Enhancing ZFP: A Statistical Approach to Understanding and Reducing Error Bias in a Lossy Floating-Point Compression Algorithm
Alyson Fox, Peter Lindstrom
TL;DR
This work analyzes the bias in lossy floating-point compression with ZFP by modeling the eight compression steps as operators on infinite binary and negabinary representations. It derives the first statistical bias expressions for the composite ZFP operator, identifies Steps 2,3,8 as primary error sources, and validates the theory with synthetic and real-data experiments. The authors propose two bias-correction strategies—precompression and postcompression rounding—showing these can dramatically reduce mean bias and restore near-zero autocorrelation in the error field. The results offer practical guidance for reliable analytics on compressed data and provide a framework for evaluating bias in other blockwise floating-point compressors.
Abstract
The amount of data generated and gathered in scientific simulations and data collection applications is continuously growing, putting mounting pressure on storage and bandwidth concerns.
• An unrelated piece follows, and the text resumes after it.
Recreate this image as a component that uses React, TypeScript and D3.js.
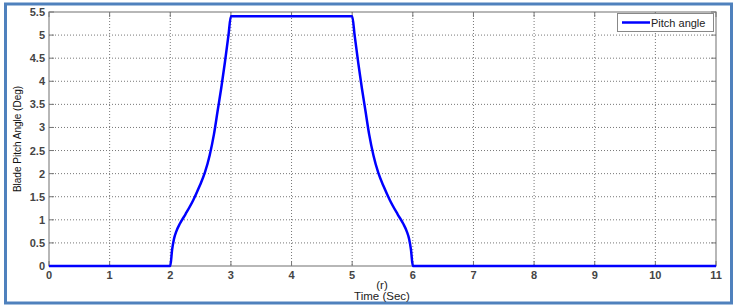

A means of reducing such issues is data compression; however, lossless data compression is typically ineffective when applied to floating-point data. Thus, users tend to apply a lossy data compressor, which allows for small deviations from the original data. It is essential to understand how the error from lossy compression impacts the accuracy of the data analytics. Thus, we must analyze not only the compression properties but the error as well. In this paper, we provide a statistical analysis of the error caused by ZFP compression, a state-of-the-art, lossy compression algorithm explicitly designed for floating-point data. We show that the error is indeed biased and propose simple modifications to the algorithm to neutralize the bias and further reduce the resulting error.